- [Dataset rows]

▼▼▼

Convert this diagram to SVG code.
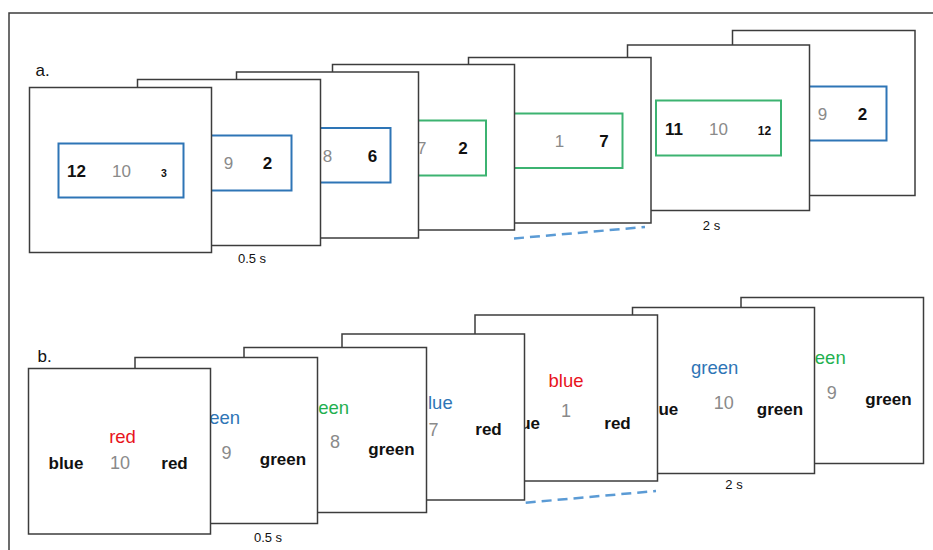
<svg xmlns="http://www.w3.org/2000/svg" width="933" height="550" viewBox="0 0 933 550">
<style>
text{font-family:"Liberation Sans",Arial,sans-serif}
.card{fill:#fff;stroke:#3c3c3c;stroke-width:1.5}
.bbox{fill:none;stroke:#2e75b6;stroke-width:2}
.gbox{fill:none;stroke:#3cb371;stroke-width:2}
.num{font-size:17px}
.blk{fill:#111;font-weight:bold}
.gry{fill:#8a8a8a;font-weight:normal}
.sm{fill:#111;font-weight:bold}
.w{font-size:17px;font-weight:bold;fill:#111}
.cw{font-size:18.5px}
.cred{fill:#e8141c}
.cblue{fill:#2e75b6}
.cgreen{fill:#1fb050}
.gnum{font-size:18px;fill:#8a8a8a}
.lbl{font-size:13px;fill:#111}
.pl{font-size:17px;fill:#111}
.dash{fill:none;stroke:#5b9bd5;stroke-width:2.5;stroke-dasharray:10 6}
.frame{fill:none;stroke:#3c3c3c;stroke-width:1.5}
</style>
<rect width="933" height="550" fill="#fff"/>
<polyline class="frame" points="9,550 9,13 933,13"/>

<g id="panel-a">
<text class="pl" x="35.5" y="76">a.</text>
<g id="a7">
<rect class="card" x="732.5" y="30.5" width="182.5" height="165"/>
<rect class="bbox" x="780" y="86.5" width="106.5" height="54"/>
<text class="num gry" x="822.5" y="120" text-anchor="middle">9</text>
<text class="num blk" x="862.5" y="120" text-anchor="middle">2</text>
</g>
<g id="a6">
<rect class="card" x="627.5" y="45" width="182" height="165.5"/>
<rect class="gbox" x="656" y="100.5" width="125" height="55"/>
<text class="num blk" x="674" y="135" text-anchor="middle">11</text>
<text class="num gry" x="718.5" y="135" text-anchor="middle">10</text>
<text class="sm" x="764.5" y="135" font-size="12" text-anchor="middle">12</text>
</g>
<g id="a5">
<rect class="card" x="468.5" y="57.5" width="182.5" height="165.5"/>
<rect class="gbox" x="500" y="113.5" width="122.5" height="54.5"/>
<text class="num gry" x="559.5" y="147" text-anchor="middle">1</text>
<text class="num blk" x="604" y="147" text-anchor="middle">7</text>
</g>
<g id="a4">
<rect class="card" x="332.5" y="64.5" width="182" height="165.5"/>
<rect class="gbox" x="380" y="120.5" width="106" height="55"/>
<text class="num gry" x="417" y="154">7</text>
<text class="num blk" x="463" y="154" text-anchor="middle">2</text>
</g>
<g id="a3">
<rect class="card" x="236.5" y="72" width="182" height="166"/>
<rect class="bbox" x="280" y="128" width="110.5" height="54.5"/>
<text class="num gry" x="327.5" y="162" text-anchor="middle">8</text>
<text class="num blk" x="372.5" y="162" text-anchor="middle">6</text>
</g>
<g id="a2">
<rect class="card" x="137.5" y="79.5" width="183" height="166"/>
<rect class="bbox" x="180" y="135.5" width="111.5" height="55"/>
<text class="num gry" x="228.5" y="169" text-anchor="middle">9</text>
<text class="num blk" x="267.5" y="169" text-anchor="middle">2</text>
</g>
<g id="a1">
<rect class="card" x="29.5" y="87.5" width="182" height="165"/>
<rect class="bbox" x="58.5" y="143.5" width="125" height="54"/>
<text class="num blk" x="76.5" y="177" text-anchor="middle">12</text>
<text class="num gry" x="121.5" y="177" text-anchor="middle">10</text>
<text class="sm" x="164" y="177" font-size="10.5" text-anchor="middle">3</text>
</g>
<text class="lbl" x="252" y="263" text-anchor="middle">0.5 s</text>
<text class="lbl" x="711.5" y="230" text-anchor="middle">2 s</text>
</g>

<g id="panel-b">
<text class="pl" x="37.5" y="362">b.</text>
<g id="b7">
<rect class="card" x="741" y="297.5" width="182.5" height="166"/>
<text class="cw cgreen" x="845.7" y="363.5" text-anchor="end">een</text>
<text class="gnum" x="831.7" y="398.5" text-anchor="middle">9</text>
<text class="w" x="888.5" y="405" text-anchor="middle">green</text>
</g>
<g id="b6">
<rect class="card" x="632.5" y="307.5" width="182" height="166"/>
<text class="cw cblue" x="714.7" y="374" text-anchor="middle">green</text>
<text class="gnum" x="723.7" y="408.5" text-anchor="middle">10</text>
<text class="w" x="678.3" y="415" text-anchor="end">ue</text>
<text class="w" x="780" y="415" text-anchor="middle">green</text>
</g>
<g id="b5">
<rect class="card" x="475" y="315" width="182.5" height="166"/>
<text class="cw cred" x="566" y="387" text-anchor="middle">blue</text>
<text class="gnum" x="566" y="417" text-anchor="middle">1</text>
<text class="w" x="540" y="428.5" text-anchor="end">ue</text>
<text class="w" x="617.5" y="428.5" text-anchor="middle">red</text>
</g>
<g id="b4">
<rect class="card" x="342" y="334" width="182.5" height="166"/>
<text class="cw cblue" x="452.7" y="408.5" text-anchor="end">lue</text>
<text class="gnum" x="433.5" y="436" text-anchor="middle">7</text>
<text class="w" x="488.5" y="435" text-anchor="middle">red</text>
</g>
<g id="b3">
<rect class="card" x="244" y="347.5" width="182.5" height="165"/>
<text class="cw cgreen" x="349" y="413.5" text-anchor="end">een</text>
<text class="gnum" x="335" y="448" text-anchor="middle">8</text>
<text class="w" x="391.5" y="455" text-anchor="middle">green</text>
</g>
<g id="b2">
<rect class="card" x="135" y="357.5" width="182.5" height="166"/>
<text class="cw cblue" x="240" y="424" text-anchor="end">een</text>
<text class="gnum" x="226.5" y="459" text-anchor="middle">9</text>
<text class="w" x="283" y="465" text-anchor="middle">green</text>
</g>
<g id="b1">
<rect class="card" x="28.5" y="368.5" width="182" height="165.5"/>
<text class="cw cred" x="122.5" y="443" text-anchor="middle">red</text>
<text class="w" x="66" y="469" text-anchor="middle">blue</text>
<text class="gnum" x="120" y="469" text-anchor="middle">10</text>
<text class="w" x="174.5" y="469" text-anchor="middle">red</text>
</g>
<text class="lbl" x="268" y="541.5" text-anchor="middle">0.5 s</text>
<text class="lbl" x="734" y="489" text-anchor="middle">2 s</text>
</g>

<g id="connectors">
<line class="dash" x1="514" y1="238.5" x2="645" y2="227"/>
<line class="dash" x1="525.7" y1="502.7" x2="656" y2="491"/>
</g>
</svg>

▲▲▲
▼▼▼

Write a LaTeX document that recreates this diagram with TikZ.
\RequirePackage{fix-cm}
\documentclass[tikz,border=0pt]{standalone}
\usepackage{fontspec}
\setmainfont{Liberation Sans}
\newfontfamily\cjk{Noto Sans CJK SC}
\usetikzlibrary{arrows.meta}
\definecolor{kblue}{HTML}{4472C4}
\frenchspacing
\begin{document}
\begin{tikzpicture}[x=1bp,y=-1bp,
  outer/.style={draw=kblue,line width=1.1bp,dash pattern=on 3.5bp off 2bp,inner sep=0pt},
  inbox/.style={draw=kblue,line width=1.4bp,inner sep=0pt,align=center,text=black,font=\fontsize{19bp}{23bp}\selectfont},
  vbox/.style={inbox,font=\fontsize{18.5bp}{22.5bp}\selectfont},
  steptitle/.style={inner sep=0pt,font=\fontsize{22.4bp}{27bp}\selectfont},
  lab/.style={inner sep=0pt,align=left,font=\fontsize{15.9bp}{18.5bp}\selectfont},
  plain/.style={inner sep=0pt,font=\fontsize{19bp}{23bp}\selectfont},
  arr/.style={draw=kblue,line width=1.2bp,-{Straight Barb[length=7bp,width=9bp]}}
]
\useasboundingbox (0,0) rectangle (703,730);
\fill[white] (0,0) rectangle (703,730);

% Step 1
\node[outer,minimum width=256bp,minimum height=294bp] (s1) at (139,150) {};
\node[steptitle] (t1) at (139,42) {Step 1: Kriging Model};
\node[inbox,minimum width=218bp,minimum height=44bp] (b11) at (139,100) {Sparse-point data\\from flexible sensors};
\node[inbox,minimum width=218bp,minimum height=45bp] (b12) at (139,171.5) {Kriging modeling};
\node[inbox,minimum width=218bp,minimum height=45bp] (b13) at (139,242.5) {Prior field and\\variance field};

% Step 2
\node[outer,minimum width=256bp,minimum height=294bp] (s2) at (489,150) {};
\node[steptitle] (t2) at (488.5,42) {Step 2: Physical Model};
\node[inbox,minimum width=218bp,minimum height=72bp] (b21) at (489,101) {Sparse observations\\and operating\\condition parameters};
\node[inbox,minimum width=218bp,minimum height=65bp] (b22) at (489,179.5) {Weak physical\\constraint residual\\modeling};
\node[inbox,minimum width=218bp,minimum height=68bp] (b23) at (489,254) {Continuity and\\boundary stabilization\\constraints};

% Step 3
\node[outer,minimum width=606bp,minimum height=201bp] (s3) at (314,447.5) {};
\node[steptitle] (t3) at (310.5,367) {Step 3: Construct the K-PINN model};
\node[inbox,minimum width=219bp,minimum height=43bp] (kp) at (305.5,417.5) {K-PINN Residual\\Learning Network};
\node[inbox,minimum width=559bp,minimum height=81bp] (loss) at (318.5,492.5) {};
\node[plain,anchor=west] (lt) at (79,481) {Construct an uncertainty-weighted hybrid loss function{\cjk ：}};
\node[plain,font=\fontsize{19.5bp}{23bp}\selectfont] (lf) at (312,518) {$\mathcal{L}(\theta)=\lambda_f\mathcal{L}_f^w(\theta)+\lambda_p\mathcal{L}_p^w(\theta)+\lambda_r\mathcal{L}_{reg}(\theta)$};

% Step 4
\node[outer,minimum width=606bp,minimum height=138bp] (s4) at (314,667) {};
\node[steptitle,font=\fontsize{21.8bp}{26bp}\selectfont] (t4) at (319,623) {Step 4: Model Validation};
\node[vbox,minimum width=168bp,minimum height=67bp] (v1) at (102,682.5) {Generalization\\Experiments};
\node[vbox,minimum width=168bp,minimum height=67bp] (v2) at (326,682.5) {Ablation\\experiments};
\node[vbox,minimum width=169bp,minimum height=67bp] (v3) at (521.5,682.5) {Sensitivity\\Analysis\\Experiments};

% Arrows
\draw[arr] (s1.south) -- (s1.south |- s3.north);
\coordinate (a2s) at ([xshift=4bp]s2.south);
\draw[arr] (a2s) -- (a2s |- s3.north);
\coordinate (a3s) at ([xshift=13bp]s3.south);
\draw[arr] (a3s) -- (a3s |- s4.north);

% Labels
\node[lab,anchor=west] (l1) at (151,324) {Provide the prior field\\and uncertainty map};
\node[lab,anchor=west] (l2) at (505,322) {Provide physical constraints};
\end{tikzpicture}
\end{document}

▲▲▲

- [TASK INSTRUCTIONS]
Search the data for "diagram" and list every line in which it occurs.

- [RESPONSE BELOW]
Convert this diagram to SVG code.
Write a LaTeX document that recreates this diagram with TikZ.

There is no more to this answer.